All the best armchair travellers are sceptics. Those of the fourteenth century were no exception: for them, there were lies, damned lies, and Ibn Battutah's India. Born in 1304, Ibn Battutah left his native Tangier as a young scholar of law. He returned nearly thirty years later having visited most of the known world between Morocco and China, the Prince of Travellers for some, a blatant Munchausen for most. It was India that stretched his readers' credulity beyond the limit. In his highly acclaimed Travels with a Tangerine, Tim Mackintosh-Smith tailed the Moroccan around the old Islamic world. Now he traces in situ the dizzy ladders and terrifying snakes of Ibn Battutah's Indian career as a judge and a hermit, courtier and prisoner, ambassador and castaway. From the plains of Hindustan to the plateaux of the Deccan and the lost ports of Malabar, sleuth-work, scholarship and luck lead him through the incredible memories of a man who died ten lifetimes ago. On the way, he reveals an India far off the beaten path of Taj and Raj, where a dead Muslim poses as a Hindu deity, Jesus pops up in the pulpit of a Mosque, and the rotten tooth of a mad sultan is revered as a saint.Ibn Battutah left India on a snake, stripped to his underpants by pirates; but he took away a treasure of tales as rich as any in the history of travel.

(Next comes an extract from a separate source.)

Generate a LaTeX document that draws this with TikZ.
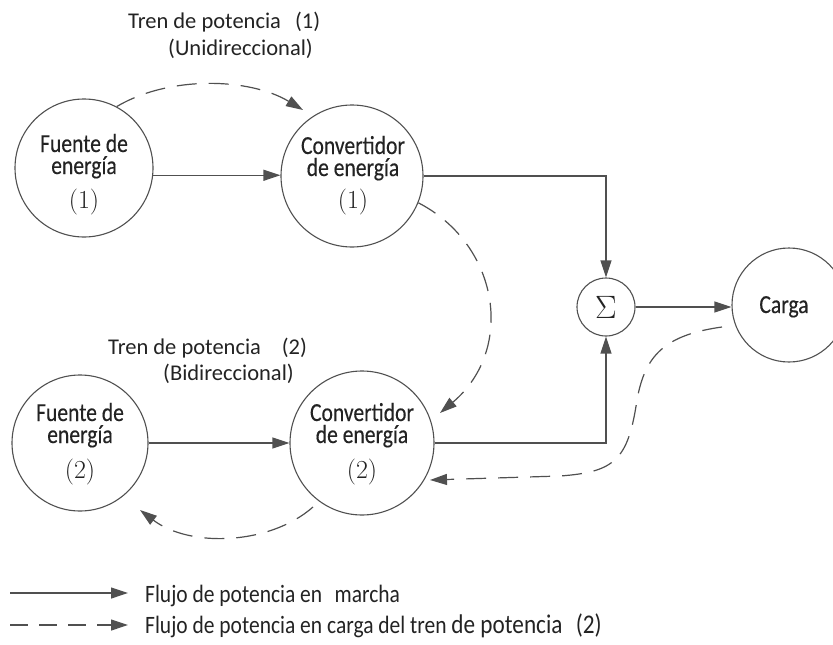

Back home they said the treasure was a fake. Mackintosh-Smith proves the sceptics wrong. India is a jewel in the Prince of Travellers' turban. Here it is, glittering, grotesque but genuine, a fitting ornament for his 700th birthday.
Tim Mackintosh-Smith studied Classical Arabic at Oxford. At the age of 21, he headed east for the real Arabia. For the past 17 years, he has lived in the Yemeni capital, San'a - a place which has missed out on many of the more awful aspects of the post medieval period. His first book, Yemen: Travels in Dictionary Land, won the 1998 Thomas Cook/Daily Telegraph Travel Book Award and his next book Travels with a Tangerine was critically acclaimed.